Accusations that a giant of astronomy, Edwin Hubble, quashed a Belgian cleric who beat him to making one of the greatest discoveries of modern times are unfounded, Nature said on Wednesday.

Hubble's reputation has been recently tarnished by suggestions that he, or an ally, ensured that Georges Lemaitre, a little-known Catholic priest and mathematician in Brussels, failed to get credit for discovering that the Universe is expanding.

This discovery is key to the theory that the Universe was born in the "Big Bang" some 14 billion years ago.

And it underpins the stark hypothesis -- rewarded with the Nobel Prize for Physics this year -- that endless expansion will eventually rip all matter apart, leaving the cosmos a frigid place of disconnected atoms.

It was in 1927 that Lemaitre published, in French, his paper in an obscure Belgian journal, the Annals of the Scientific Society of Brussels.

Two years later, Hubble in the United States published his own paper.

He put forward calculations that later became enshrined as "Hubble's law" and "Hubble's constant," relating to the speed at which a galaxy appears to recede from our view.

In 1931, the English translation of Lemaitre's 1927 paper was published in the world's top astronomical journal of the time, the Monthly Notices of the Royal Astronomical Society.

But, oddly, it did not include key paragraphs from the original text in which Lemaitre had described the same things as Hubble.

As a result, dark suggestions have been voiced in books and astronomical publications this year that this was a case of censorship.

The deletions, according to these conspiracy theories, were intended to undermine any claim by Lemaitre to have been the first with the great insight.

Intrigued by the mystery, Mario Livio of the Space Telescope Science Institute in Baltimore, Maryland, delved deep into archives in London and Brussels.

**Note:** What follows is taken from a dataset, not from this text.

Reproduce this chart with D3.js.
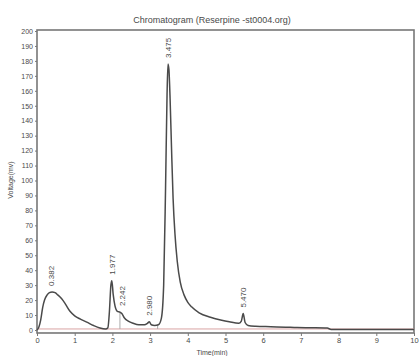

Reporting in Nature, Livio found that the editor of the astronomical journal had sought out Lemaitre, inviting him to set down his findings for the record.

Lemaitre, at the journal's request, did the translation of his original text.

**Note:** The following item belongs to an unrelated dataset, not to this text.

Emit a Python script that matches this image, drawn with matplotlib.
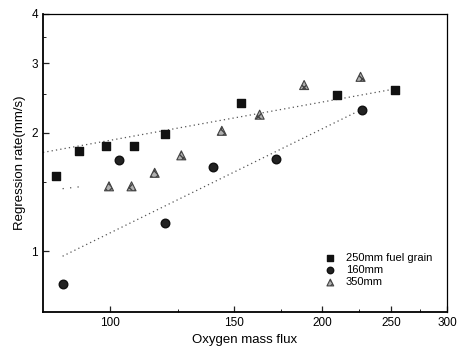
import matplotlib
matplotlib.use("Agg")
import matplotlib.pyplot as plt
from matplotlib.ticker import FixedLocator, NullFormatter, FixedFormatter

plt.rcParams['font.family'] = ['Liberation Sans', 'DejaVu Sans']

# Data
sq_x = [83.9, 90.5, 98.7, 108.3, 119.9, 153.5, 210, 253]
sq_y = [1.55, 1.80, 1.85, 1.85, 1.98, 2.37, 2.49, 2.56]

ci_x = [85.8, 103, 119.6, 140.1, 172, 227.4]
ci_y = [0.824, 1.70, 1.18, 1.63, 1.71, 2.28]

tr_x = [99.8, 107.4, 115.8, 126.3, 144.1, 163, 188.4, 226.4]
tr_y = [1.46, 1.46, 1.58, 1.75, 2.02, 2.22, 2.64, 2.77]

# Fit lines (endpoints)
sq_fit_x = [80.5, 253]
sq_fit_y = [1.78, 2.58]
ci_fit_x = [85.8, 224]
ci_fit_y = [0.97, 2.26]
tr_fit_x = [85.8, 92]
tr_fit_y = [1.44, 1.46]

x_major = [100, 150, 200, 250, 300]
x_minor = [125, 175, 225, 275]
y_major = [1, 2, 3, 4]
y_minor = [1.5, 2.5, 3.5]

fig = plt.figure(figsize=(4.61, 3.49), dpi=100)
ax = fig.add_axes([43/461, 37/349, 404/461, 298/349])
ax.set_xscale('log')
ax.set_yscale('log')
ax.set_xlim(80.5, 300)
ax.set_ylim(0.70, 4.0)

ax.plot(sq_fit_x, sq_fit_y, linestyle=(0, (1, 2.5)), color='#555555', lw=0.9)
ax.plot(ci_fit_x, ci_fit_y, linestyle=(0, (1, 2.5)), color='#555555', lw=0.9)
ax.plot(tr_fit_x, tr_fit_y, linestyle=(0, (1, 5)), color='#555555', lw=0.9)

ax.scatter(sq_x, sq_y, marker='s', s=36, color='#111111', label='250mm fuel grain', zorder=3)
ax.scatter(ci_x, ci_y, marker='o', s=38, color='#222222', edgecolors='#111111', label='160mm', zorder=3)
ax.scatter(tr_x, tr_y, marker='^', s=42, color='#b0b0b0', edgecolors='#444444', linewidths=0.8,
           hatch='xxxx', label='350mm', zorder=3)

ax.xaxis.set_major_locator(FixedLocator(x_major))
ax.xaxis.set_major_formatter(FixedFormatter([str(v) for v in x_major]))
ax.xaxis.set_minor_locator(FixedLocator(x_minor))
ax.xaxis.set_minor_formatter(NullFormatter())
ax.yaxis.set_major_locator(FixedLocator(y_major))
ax.yaxis.set_major_formatter(FixedFormatter([str(v) for v in y_major]))
ax.yaxis.set_minor_locator(FixedLocator(y_minor))
ax.yaxis.set_minor_formatter(NullFormatter())

ax.tick_params(which='both', direction='in', top=False, right=False, labelsize=8.5, color='#222222')
ax.tick_params(which='major', length=4, width=0.9)
ax.tick_params(which='minor', length=2.5, width=0.7)

for side in ['left', 'bottom']:
    ax.spines[side].set_linewidth(1.3)
for side in ['top', 'right']:
    ax.spines[side].set_linewidth(0.9)

ax.set_xlabel('Oxygen mass flux', fontsize=9.5, labelpad=4)
ax.set_ylabel('Regression rate(mm/s)', fontsize=9.5, labelpad=4)

ax.legend(loc='lower right', bbox_to_anchor=(0.98, 0.06), frameon=False, fontsize=8,
          handletextpad=0.4, borderaxespad=0.2, labelspacing=0.2, markerscale=0.75)

fig.savefig('out.png', dpi=100)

But the correspondence also shows Lemaitre deliberately left out several paragraphs and footnotes, saying he believed this data had been superseded by new research, said Livio.

"This clearly ends speculation about who translated the paper and who deleted the paragraphs -- Georges Lemaitre did both himself," Livio said.

"Lemaitre was not at all obsessed with establishing priority for this original discovery. Given that Hubble's results had been published in 1929, Lemaitre saw no point in repeating his own more tentative earlier findings in 1931."

Hubble -- after whom the US Hubble Space Telescope is named -- died in 1953, leaving behind a reputation for languid brilliance.

His early passion was for sport, including amateur boxing; he trained initially as a lawyer but got bored and switched to astronomy; and he adopted British mannerisms and fashions that irritated many of his peers.